A saga is more than mere history—it blends fact with legend, narrative with poetry. The pre-Christian Norse made no distinction between factual, historical works and fictional, literary ones. Instead, people sought to record all aspects of reality, combining factual, artistic, and spiritual truths into an organic whole.
They had no concept of fiction but regarded all tales as true on a certain level. To them, legends were as real as documented occurrences, and therefore they did not distinguish between the two in their sagas. A saga records the history of a people’s soul rather than mere events and thus is a link between the ancestors and the present and future generations.
The goddess Saga, then, can be seen as a personification of these stories, and indeed she is not the only feminine figure to be used to personify a legend. The Greek muse Klio personified history, although what Saga represents would probably encompass several of the muses’ functions.
In Germany, when people took turns telling stories, they said the Märlein went around from house to house. This game of passing around the telling of myths or fables was also practiced by the ancient Greeks and Romans. In Norway parents still tell their children eventyr (“fairy tales,” from the ON ævintyr and related to the English adventure).
The poets of the thirteenth century captured the spirit of adventure in their verse. In their Frau Aventiure tales, Dame Aventiure wandered the countryside on foot, knocking at the doors of the minstrels and demanding that they let her in. Peter Suchenwirt, late-fourteenth-century Austrian poet, describes a vision of Dame Aventiure.
In it, she appears in a forest grove and says she has traveled throughout the land, visiting kings and lords as Frau Ehre’s messenger, and now has come to make her report. Then, putting a gold ring on her finger, she disappears. Ehre is the German word meaning “honor,” “reputation,” or “glory,” and, like Saga, it is a feminine noun.
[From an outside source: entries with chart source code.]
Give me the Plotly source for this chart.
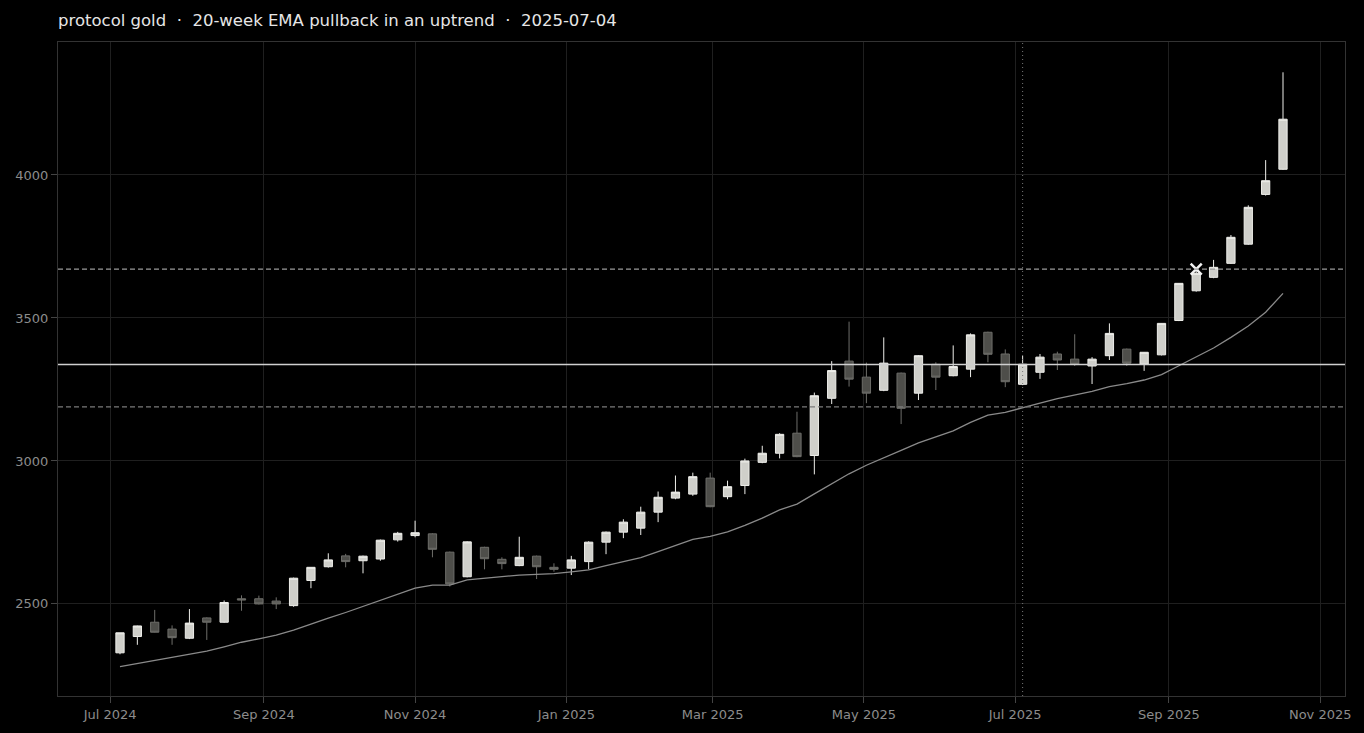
import pandas as pd
import plotly.graph_objects as go

# weekly bars, Friday closes
dates = pd.date_range("2024-07-05", periods=68, freq="7D")

opens = [2329, 2386, 2436, 2412, 2380, 2451, 2436, 2518, 2518, 2510,
         2494, 2582, 2630, 2668, 2651, 2657, 2724, 2739, 2745, 2681,
         2595, 2698, 2656, 2634, 2667, 2628, 2625, 2648, 2716, 2751,
         2765, 2821, 2870, 2884, 2940, 2875, 2914, 2995, 3027, 3097,
         3019, 3219, 3349, 3293, 3247, 3307, 3237, 3338, 3298, 3321,
         3450, 3374, 3268, 3310, 3374, 3356, 3332, 3368, 3391, 3339,
         3371, 3491, 3595, 3642, 3691, 3758, 3932, 4020]
highs = [2399, 2424, 2479, 2425, 2482, 2453, 2512, 2530, 2529, 2523,
         2592, 2629, 2677, 2675, 2669, 2725, 2752, 2791, 2747, 2683,
         2719, 2700, 2663, 2735, 2669, 2642, 2668, 2719, 2753, 2796,
         2840, 2893, 2949, 2959, 2959, 2931, 3008, 3053, 3097, 3172,
         3239, 3349, 3487, 3344, 3432, 3309, 3370, 3345, 3404, 3446,
         3452, 3390, 3367, 3374, 3382, 3443, 3363, 3481, 3393, 3381,
         3482, 3622, 3668, 3703, 3790, 3894, 4052, 4359]
lows = [2324, 2357, 2400, 2357, 2377, 2374, 2434, 2476, 2498, 2482,
        2490, 2555, 2627, 2628, 2607, 2651, 2718, 2733, 2663, 2561,
        2593, 2621, 2621, 2632, 2587, 2613, 2601, 2621, 2674, 2730,
        2741, 2786, 2866, 2878, 2838, 2866, 2884, 2992, 3009, 3013,
        2953, 3199, 3260, 3202, 3244, 3129, 3213, 3248, 3296, 3293,
        3345, 3258, 3265, 3287, 3318, 3332, 3269, 3353, 3332, 3315,
        3369, 3489, 3592, 3639, 3689, 3756, 3928, 4018]
closes = [2399, 2423, 2401, 2382, 2433, 2436, 2505, 2514, 2500, 2500,
          2590, 2628, 2654, 2648, 2667, 2723, 2747, 2749, 2691, 2570,
          2717, 2658, 2641, 2663, 2630, 2621, 2654, 2716, 2751, 2786,
          2821, 2873, 2891, 2945, 2840, 2910, 3000, 3027, 3093, 3015,
          3228, 3316, 3286, 3237, 3342, 3184, 3368, 3293, 3330, 3441,
          3373, 3277, 3338, 3363, 3353, 3338, 3356, 3446, 3342, 3380,
          3481, 3621, 3656, 3677, 3782, 3887, 3980, 4195]

ema20 = [2281, 2292, 2302, 2314, 2325, 2335, 2350, 2366, 2378, 2391,
         2408, 2430, 2450, 2470, 2491, 2512, 2533, 2555, 2566, 2566,
         2584, 2590, 2595, 2601, 2603, 2606, 2612, 2619, 2634, 2648,
         2662, 2683, 2705, 2726, 2736, 2752, 2775, 2800, 2829, 2849,
         2885, 2920, 2955, 2985, 3012, 3037, 3063, 3083, 3105, 3135,
         3160, 3170, 3185, 3202, 3218, 3230, 3243, 3260, 3270, 3283,
         3302, 3333, 3364, 3395, 3432, 3472, 3520, 3586]

signal_date = "2025-07-04"
entry_level = 3337
target_level = 3671
stop_level = 3189
hit_date = "2025-09-12"

fig = go.Figure()

fig.add_trace(go.Candlestick(
    x=dates, open=opens, high=highs, low=lows, close=closes,
    increasing=dict(line=dict(color="#eeeeea", width=1), fillcolor="#cfcfca"),
    decreasing=dict(line=dict(color="#6e6e6a", width=1), fillcolor="#4e4e4a"),
    whiskerwidth=0,
    showlegend=False,
    hoverinfo="skip",
))

# 20-week EMA
fig.add_trace(go.Scatter(
    x=dates, y=ema20, mode="lines",
    line=dict(color="#8a8a8a", width=1.3),
    showlegend=False, hoverinfo="skip",
))

# target hit marker
fig.add_trace(go.Scatter(
    x=[hit_date], y=[target_level], mode="markers",
    marker=dict(symbol="x-thin", size=11, line=dict(width=2.5, color="#f2f2f2")),
    showlegend=False, hoverinfo="skip",
))

fig.add_hline(y=entry_level, line=dict(color="#cfcfcf", width=1.6))
fig.add_hline(y=target_level, line=dict(color="#9a9a9a", width=1.3, dash="5px,3px"))
fig.add_hline(y=stop_level, line=dict(color="#7a7a7a", width=1.3, dash="5px,3px"))
fig.add_vline(x=signal_date, line=dict(color="#777777", width=1, dash="1px,3px"))

fig.update_layout(
    width=1364, height=733,
    paper_bgcolor="#000000",
    plot_bgcolor="#000000",
    font=dict(family="DejaVu Sans", color="#8c8c8c", size=13),
    title=dict(
        text="protocol gold  ·  20-week EMA pullback in an uptrend  ·  2025-07-04",
        x=58 / 1364, xanchor="left", y=0.972, yanchor="middle",
        font=dict(size=16.5, color="#e6e6e6"),
    ),
    margin=dict(l=58, r=19, t=42, b=37),
    boxgap=0.32,
    showlegend=False,
)

fig.update_xaxes(
    type="date",
    range=["2024-06-10", "2025-11-11"],
    dtick="M2", tick0="2024-07-01", tickformat="%b %Y",
    ticks="outside", ticklen=6, tickcolor="#444444",
    tickfont=dict(color="#8c8c8c", size=13),
    showgrid=True, gridcolor="#1f1f1f",
    showline=True, linecolor="#333333", mirror=True,
    rangeslider=dict(visible=False),
    zeroline=False,
)
fig.update_yaxes(
    range=[2178, 4465],
    tickvals=[2500, 3000, 3500, 4000],
    ticks="outside", ticklen=6, tickcolor="#444444",
    tickfont=dict(color="#8c8c8c", size=13),
    showgrid=True, gridcolor="#1f1f1f",
    showline=True, linecolor="#333333", mirror=True,
    zeroline=False,
)

fig.write_html(
    "out.html",
    config={"displayModeBar": False},
    post_script="document.body.style.margin='0';document.body.style.background='#000';",
)
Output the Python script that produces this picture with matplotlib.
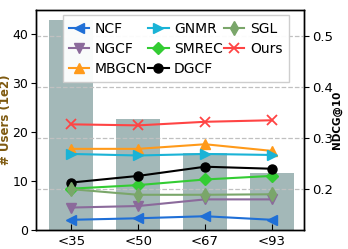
import matplotlib
matplotlib.use("Agg")
import matplotlib.pyplot as plt
import numpy as np

categories = ["<35", "<50", "<67", "<93"]
users = [42.9, 22.7, 15.7, 11.6]

methods = ["NCF", "NGCF", "MBGCN", "GNMR", "SMREC", "DGCF", "SGL", "Ours"]
ncf = [0.139, 0.142, 0.146, 0.139]
ngcf = [0.163, 0.166, 0.179, 0.179]
mbgcn = [0.278, 0.278, 0.287, 0.274]
gnmr = [0.268, 0.265, 0.268, 0.266]
smrec = [0.200, 0.207, 0.218, 0.225]
dgcf = [0.212, 0.225, 0.243, 0.239]
sgl = [0.199, 0.188, 0.188, 0.189]
ours = [0.326, 0.324, 0.331, 0.334]

series = [ncf, ngcf, mbgcn, gnmr, smrec, dgcf, sgl, ours]
colors = ["#1f6fd6", "#8b6a9b", "#ff9a1a", "#1ab3d6", "#33cc33", "#000000", "#7aa66a", "#ff4444"]
markers = ["<", "v", "^", ">", "D", "o", "d", "x"]
sizes = [7, 7, 7, 7, 6, 6.5, 7.5, 7]

fig = plt.figure(figsize=(3.48, 2.49), dpi=100)
ax = fig.add_axes([36/348, 1 - 229.5/249, (304 - 36)/348, (229.5 - 10)/249])
x = np.arange(len(categories))
ax.bar(x, users, width=0.66, color="#a3b8b8", zorder=1)
ax.set_ylim(0, 45)
ax.set_xlim(-0.53, 3.48)
ax.set_xticks(x)
ax.set_xticklabels(categories, fontsize=9.5)
ax.set_yticks([0, 10, 20, 30, 40])
ax.tick_params(axis="y", labelsize=9, length=3.5, width=0.8, pad=2)
ax.tick_params(axis="x", direction="in", length=4, width=0.8, pad=4)
ax.set_ylabel("# Users (1e2)", color="#7f5a10", fontweight="bold", fontsize=8.5)
ax.yaxis.set_label_coords(-0.088, 0.5)

ax2 = ax.twinx()
ax2.set_ylim(0.12, 0.55)
ax2.set_yticks([0.2, 0.3, 0.4, 0.5])
ax2.tick_params(axis="y", labelsize=9.5, length=3.5, width=0.8, pad=2)
ax2.grid(axis="y", linestyle="--", color="#c0c0c0", linewidth=0.9)
for name, vals, c, m, ms in zip(methods, series, colors, markers, sizes):
    mew = 1.3 if m == "x" else 1
    ax2.plot(x, vals, color=c, marker=m, markersize=ms, markeredgewidth=mew,
             linewidth=1.5, label=name)
ax2.set_ylabel("NDCG@10", fontweight="bold", fontsize=7.5)
ax2.yaxis.set_label_coords(1.104, 0.5)
ax2.legend(ncol=3, loc="upper left", bbox_to_anchor=(0.1, 0.975), fontsize=10,
           handlelength=1.45, handletextpad=0.4, columnspacing=0.1, labelspacing=0.45,
           borderpad=0.45, borderaxespad=0.0, fancybox=False, framealpha=0.95,
           edgecolor="#cccccc")

for a in (ax, ax2):
    for s in a.spines.values():
        s.set_linewidth(1.0)

fig.savefig("out.png", dpi=100)
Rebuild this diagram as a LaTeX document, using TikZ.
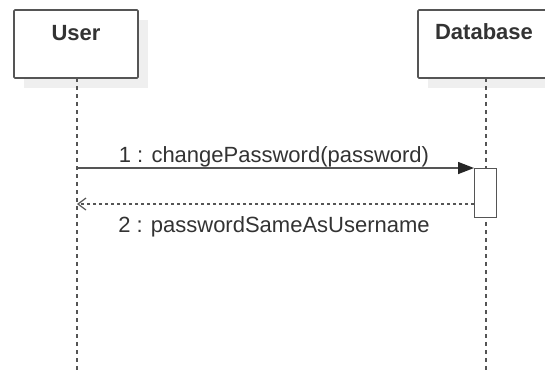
\documentclass[tikz,border=0pt]{standalone}
\usepackage{fontspec}
\setmainfont{Liberation Sans}
\usetikzlibrary{arrows.meta}
\definecolor{linegrey}{HTML}{555555}
\definecolor{textgrey}{HTML}{333333}
\definecolor{shadowgrey}{HTML}{EFEFEF}
\tikzset{
  objbox/.style={draw=linegrey, line width=1.6pt, fill=white, rounded corners=1pt},
  objshadow/.style={fill=shadowgrey, draw=none},
  objlabel/.style={font=\bfseries\fontsize{22}{24}\selectfont, text=textgrey, inner sep=0pt, anchor=base},
  lifeline/.style={draw=linegrey, line width=1.4pt, dash pattern=on 4pt off 4pt},
  actbox/.style={draw=linegrey, line width=1.4pt, fill=white},
  callmsg/.style={draw=linegrey, line width=1.4pt, -{Triangle[length=16pt,width=12pt,color=black!85,fill=black!85]}},
  retmsg/.style={draw=linegrey, line width=1.2pt, dash pattern=on 3pt off 3pt, -{Straight Barb[length=8pt,width=12pt,line width=1.2pt]}},
  msglabel/.style={font=\fontsize{22}{24}\selectfont, text=textgrey, inner sep=0pt, anchor=base}
}
\begin{document}
\begin{tikzpicture}[x=1pt, y=-1pt]
\useasboundingbox (0,0) rectangle (545,373);
\fill[white] (0,0) rectangle (545,373);

% object heads with soft shadows
\fill[objshadow] (24,20) rectangle (148,88);
\fill[objshadow] (428,20) rectangle (560,88);
\draw[objbox] (14,10) rectangle (138,78);
\draw[objbox] (418,10) rectangle (552,78);
\node[objlabel] (user) at (76,40) {User};
\node[objlabel] (db) at (484,39) {Database};

% lifelines
\coordinate (userTop) at (77,78);
\coordinate (userEnd) at (77,373);
\coordinate (dbTop) at (486,78);
\coordinate (dbEnd) at (486,373);
\draw[lifeline] (userTop) -- (userEnd);
\draw[lifeline] (dbTop) -- (dbEnd);

% activation on the database lifeline
\node[actbox, minimum width=22pt, minimum height=49pt, inner sep=0pt, anchor=north west] (act) at (474,168) {};

% messages
\coordinate (callStart) at (77,168);
\coordinate (retEnd) at (77,204);
\draw[callmsg] (callStart) -- (act.north west);
\draw[retmsg] (act.west |- retEnd) -- (retEnd);
\node[msglabel] (m1) at (274,162) {1 : changePassword(password)};
\node[msglabel] (m2) at (274,232) {2 : passwordSameAsUsername};
\end{tikzpicture}
\end{document}
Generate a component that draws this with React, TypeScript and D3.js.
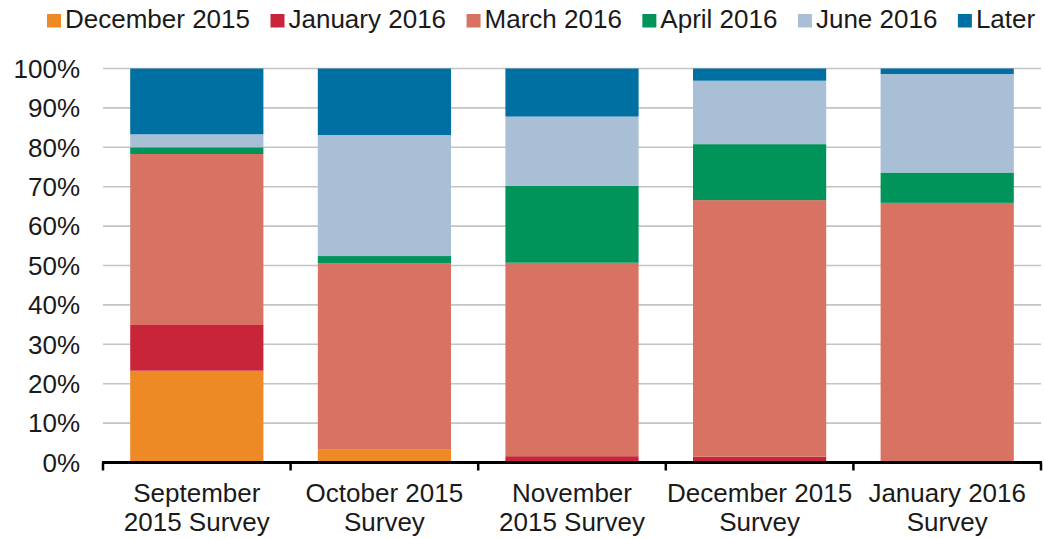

Frau Ehre can be compared to Frigg, the queen of Heaven, who functions as a dispenser of glory much as an earthly queen would and who, as Lady of the Asynjur, is Saga’s leader. Also, spinning and storytelling, the special functions of these two goddesses, have long been connected in the lore of the dísir and wisewomen of Germanic culture.
Saga has often been compared to Frigg, many seeing her as merely another name or guise for Frigg herself and not a separate goddess at all. Some sources claim that Saga is Frigg because Odin, Frigg’s husband, drinks with Saga daily in her hall. Given Odin’s reputation with women, I find this reasoning less than persuasive. But what is the relationship between Odin and Saga?
Odin, in his function as poet and giver of divine inspiration, represents here all writers and poets who must return to the primal legends and the collective soul of their people to derive that inspiration that is the mark of truly great poetry.
Vague as the mythical references to Saga are, she has managed to leave an impression on the modern Norse mind, as shown by a line from the Norwegian national anthem, “Ja, vi elsker dette landet” (“Yes, we love this land”):
Og den saganatt som senker, drømmer på vår jorð.
(And the night of Saga sinking
dreams upon our land.)
Granted, they may have been thinking of saga, the tale, rather than Saga the goddess, but the images of sinking and dreams are highly reminiscent of Saga’s realm of memories, the Sinking Brook.
Viewed symbolically, Saga’s hall represents the stream of the unconscious, a typical meaning assigned to water in both myth and psychology. Again, Saga’s dwelling is the source of our inspiration, our songs and stories that ring true and have the seeds of greatness in them.
Odin, wise as always, knows he needs to periodically drink from this well of collective memory to refuel his energies. In return, the father of heroic deeds supports, favors, and protects history and the past, and through the poet’s song remembers and glorifies it. The cup from which they drink is both the cup of poetic inspiration and the cup of immortality.
The waters of Saga’s hall can also represent the Well of Urd, where the spiritual might of the past resides. The Germanic concept of time is dominated by the past, which is seen as an ever-growing accumulation of experience that shapes and nurtures the present and into which all actions are constantly being interwoven.